Stengel: The public diplomacy part is educational, in the sense to communicate the reality that Ebola is very difficult to contract, that the area in Africa where Ebola is present at all is very tiny, that it is very difficult to spread. I mean part of the disease itself is the misinformation about the disease and we just want to make sure people understand in a rational and reasonable way what the threat is.

Russia v. Ukraine

VOA: One place in the world where there’s been a lot of conflicting messages is on the conflict in Ukraine, where we’ve heard a narrative from the Russians that doesn’t match with the narrative that we’ve been hearing from the government in Kyiv. What is the public diplomacy role that you’ve taken on here at State to try to sort through that and present what you believe to be the true approach for what’s happening in those contested eastern provinces in Ukraine?

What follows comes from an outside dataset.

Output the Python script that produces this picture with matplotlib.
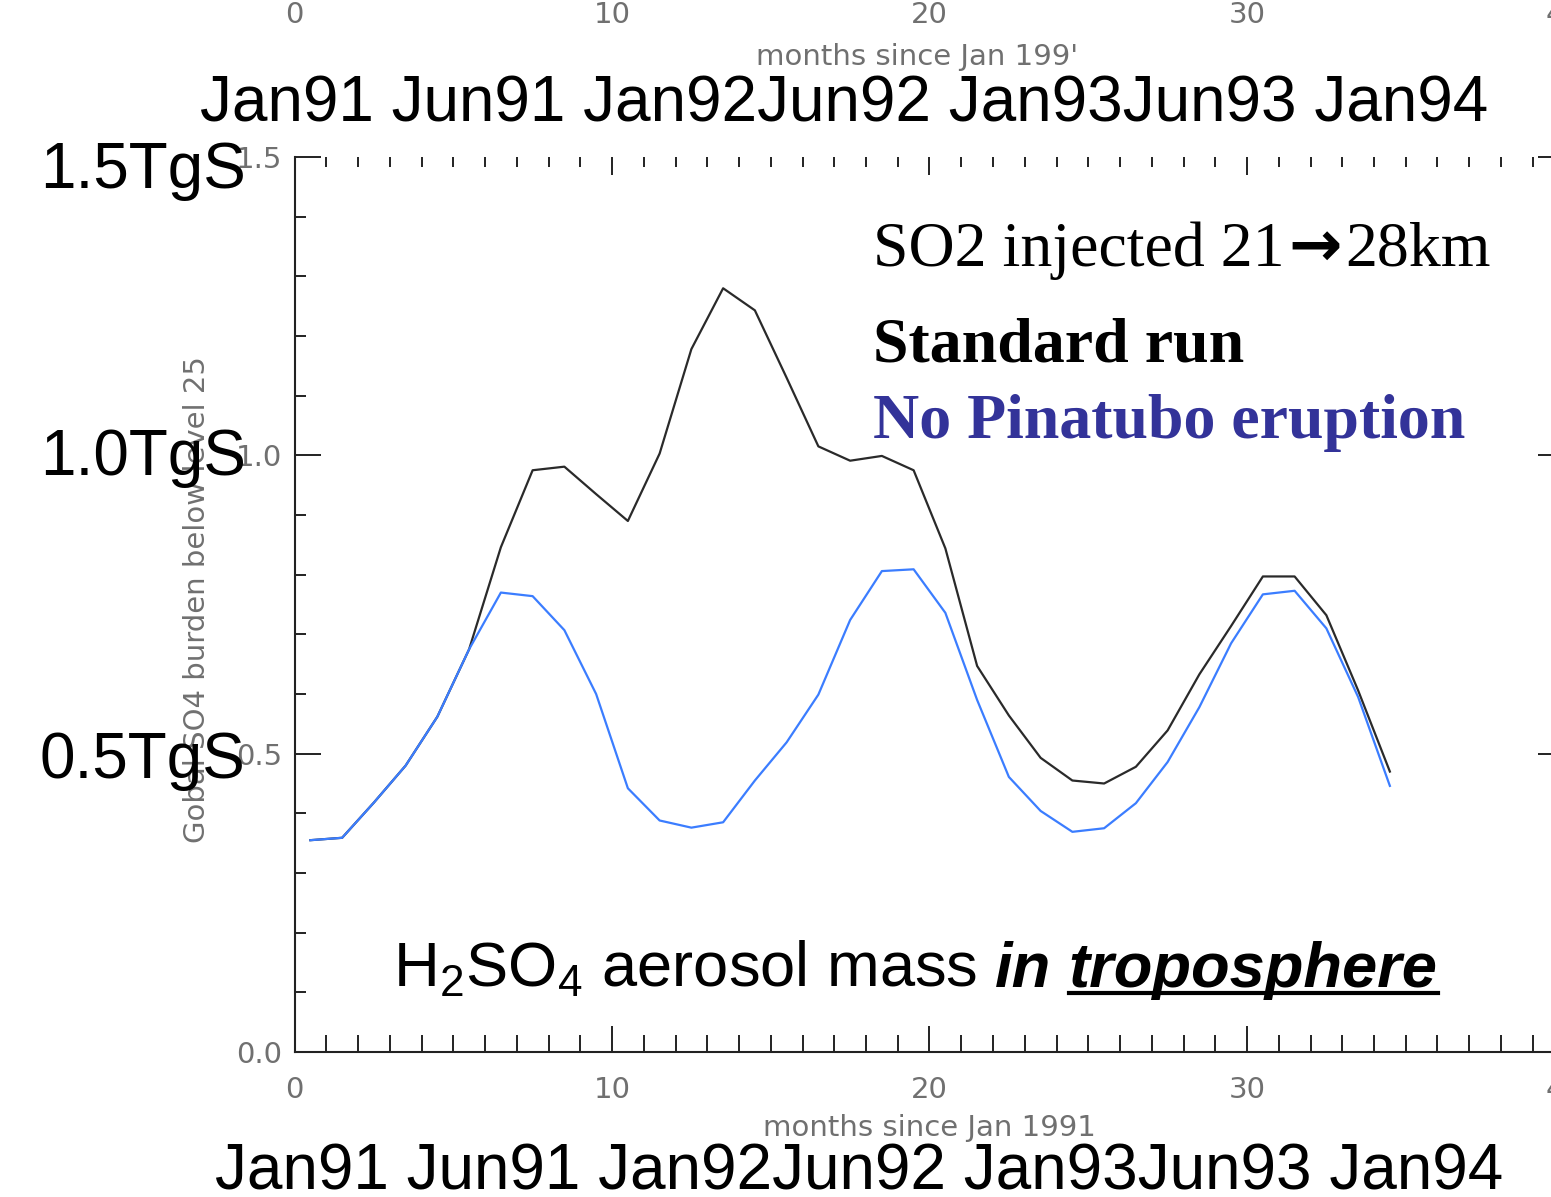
import matplotlib
matplotlib.use("Agg")
import matplotlib.pyplot as plt
from matplotlib.ticker import MultipleLocator
from matplotlib.lines import Line2D

# months since Jan 1991 (monthly means, plotted mid-month)
months = [0.5, 1.5, 2.5, 3.5, 4.5, 5.5, 6.5, 7.5, 8.5, 9.5,
          10.5, 11.5, 12.5, 13.5, 14.5, 15.5, 16.5, 17.5, 18.5, 19.5,
          20.5, 21.5, 22.5, 23.5, 24.5, 25.5, 26.5, 27.5, 28.5, 29.5,
          30.5, 31.5, 32.5, 33.5, 34.5]

# tropospheric H2SO4 burden, TgS
standard = [0.355, 0.359, 0.418, 0.480, 0.562, 0.675, 0.846, 0.975, 0.981, 0.935,
            0.890, 1.003, 1.178, 1.280, 1.243, 1.130, 1.015, 0.991, 0.999, 0.975,
            0.844, 0.647, 0.564, 0.493, 0.455, 0.450, 0.478, 0.539, 0.633, 0.714,
            0.797, 0.797, 0.732, 0.606, 0.470]
no_pinatubo = [0.355, 0.359, 0.418, 0.480, 0.562, 0.675, 0.770, 0.764, 0.707, 0.600,
               0.442, 0.388, 0.376, 0.385, 0.455, 0.519, 0.599, 0.724, 0.806, 0.809,
               0.736, 0.590, 0.461, 0.404, 0.369, 0.375, 0.417, 0.486, 0.578, 0.685,
               0.767, 0.773, 0.710, 0.595, 0.446]

x_major = [0, 10, 20, 30, 40]
y_major = [0.0, 0.5, 1.0, 1.5]
y_major_labels = ["0.0", "0.5", "1.0", "1.5"]
date_labels = "Jan91 Jun91 Jan92Jun92 Jan93Jun93 Jan94"
tgs_labels = ["1.5TgS", "1.0TgS", "0.5TgS"]

W, H = 1551, 1197
def fx(px):
    return px / W
def fy(py):
    return 1 - py / H

gray = "#707070"
sans = ["Liberation Sans", "DejaVu Sans"]
serif = ["Liberation Serif", "DejaVu Serif"]

fig = plt.figure(figsize=(W / 100, H / 100), dpi=100)
ax = fig.add_axes([fx(294.5), fy(1052), 1270 / W, 895 / H])

ax.plot(months, standard, color="#2a2a2a", lw=1.6)
ax.plot(months, no_pinatubo, color="#3b7dff", lw=1.6)

ax.set_xlim(0, 40)
ax.set_ylim(0, 1.5)
ax.set_xticks(x_major)
ax.set_xticks(range(41), minor=True)
ax.set_yticks(y_major, y_major_labels)
ax.yaxis.set_minor_locator(MultipleLocator(0.1))
for s in ["top", "right"]:
    ax.spines[s].set_visible(False)
for s in ["left", "bottom"]:
    ax.spines[s].set_linewidth(1.5)
    ax.spines[s].set_color("#222222")

ax.tick_params(axis="x", which="both", direction="in", top=False, width=1.4,
               color="#222222", labelcolor=gray, labelsize=21, pad=17)
ax.tick_params(axis="x", which="major", length=19)
ax.tick_params(axis="x", which="minor", length=12)
ax.tick_params(axis="y", which="both", direction="in", left=True, right=True, width=1.4,
               color="#222222", labelcolor=gray, labelsize=21, pad=9)
ax.tick_params(axis="y", which="major", length=19)
ax.tick_params(axis="y", which="minor", length=8)

ax.set_xlabel("months since Jan 1991", color=gray, fontsize=21)
ax.xaxis.set_label_coords(0.5, -0.085)
ax.xaxis.label.set_va("center")
ax.set_ylabel("Gobal SO4 burden below level 25", color=gray, fontsize=21)
ax.yaxis.set_label_coords(-0.077, 0.505)
ax.yaxis.label.set_va("center")

# top axis (IDL style, no spine)
ax2 = ax.twiny()
ax2.set_xlim(0, 40)
ax2.set_xticks(x_major)
ax2.set_xticks(range(41), minor=True)
for s in ax2.spines.values():
    s.set_visible(False)
ax2.tick_params(axis="x", which="both", direction="in", top=True, bottom=False,
                width=1.4, color="#222222", labelcolor=gray, labelsize=21, pad=92)
ax2.tick_params(axis="x", which="major", length=13)
ax2.tick_params(axis="x", which="minor", length=7)
ax2.set_xlabel("months since Jan 199'", color=gray, fontsize=21)
ax2.xaxis.set_label_coords(0.49, 1.112)
ax2.xaxis.label.set_va("center")

# overlaid slide annotations
fig.text(fx(200), fy(122), date_labels, fontsize=46, family=sans, va="baseline")
fig.text(fx(215), fy(1190), date_labels, fontsize=46, family=sans, va="baseline")
for lab, base in zip(tgs_labels, [188, 475, 778]):
    fig.text(fx(40), fy(base), lab, fontsize=46, family=sans, va="baseline")

fig.text(fx(873), fy(362), "Standard run", fontsize=46, family=serif, weight="bold",
         va="baseline", color="black")
fig.text(fx(873), fy(438), "No Pinatubo eruption", fontsize=46, family=serif, weight="bold",
         va="baseline", color="#333399")

fig.canvas.draw()
r = fig.canvas.get_renderer()

# "SO2 injected 21 -> 28km" with a heavy arrow
s1 = fig.text(fx(873), fy(266), "SO2 injected 21", fontsize=46, family=serif, va="baseline")
bs = s1.get_window_extent(r)
arr = fig.text((bs.x1 + 4) / W, fy(266), "\u2192", fontsize=46, family=["DejaVu Sans"],
               weight="bold", va="baseline")
ba = arr.get_window_extent(r)
fig.text((ba.x1 + 3) / W, fy(266), "28km", fontsize=46, family=serif, va="baseline")

# "H2SO4 aerosol mass in troposphere"
fs = 45.5
base = fy(987)
t1 = fig.text(fx(393), base, r"H$_\mathregular{2}$SO$_\mathregular{4}$ aerosol mass",
              fontsize=fs, family=sans, va="baseline")
space = 0.278 * fs * 100 / 72
b1 = t1.get_window_extent(r)
t2 = fig.text((b1.x1 + space) / W, base, "in", fontsize=fs, family=sans,
              weight="bold", style="italic", va="baseline")
b2 = t2.get_window_extent(r)
t3 = fig.text((b2.x1 + space) / W, base, "troposphere", fontsize=fs, family=sans,
              weight="bold", style="italic", va="baseline")
b3 = t3.get_window_extent(r)
uy = base - 6 / H
fig.add_artist(Line2D([b3.x0 / W, b3.x1 / W], [uy, uy], color="black", lw=3,
                      transform=fig.transFigure))

fig.savefig("out.png", dpi=100)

Stengel: Let’s not create a false equivalency here. The Russian narrative, you say the Russian narrative doesn’t match the Ukraine narrative. The Russian narrative doesn’t match reality. President Putin originally said in Crimea there are no Russian soldiers there. He said in Ukraine there were no Russian soldiers in Ukraine, either. These are false narratives. What we are trying to do is rebut those false narratives. We have a messaging platform here that messages in Russian, we are also trying to coordinate the other people who are disabusing people of the propaganda that the Russian thoughts and tweeters are putting out there. So it’s a vision between misinformation and reality, not through two different versions of reality.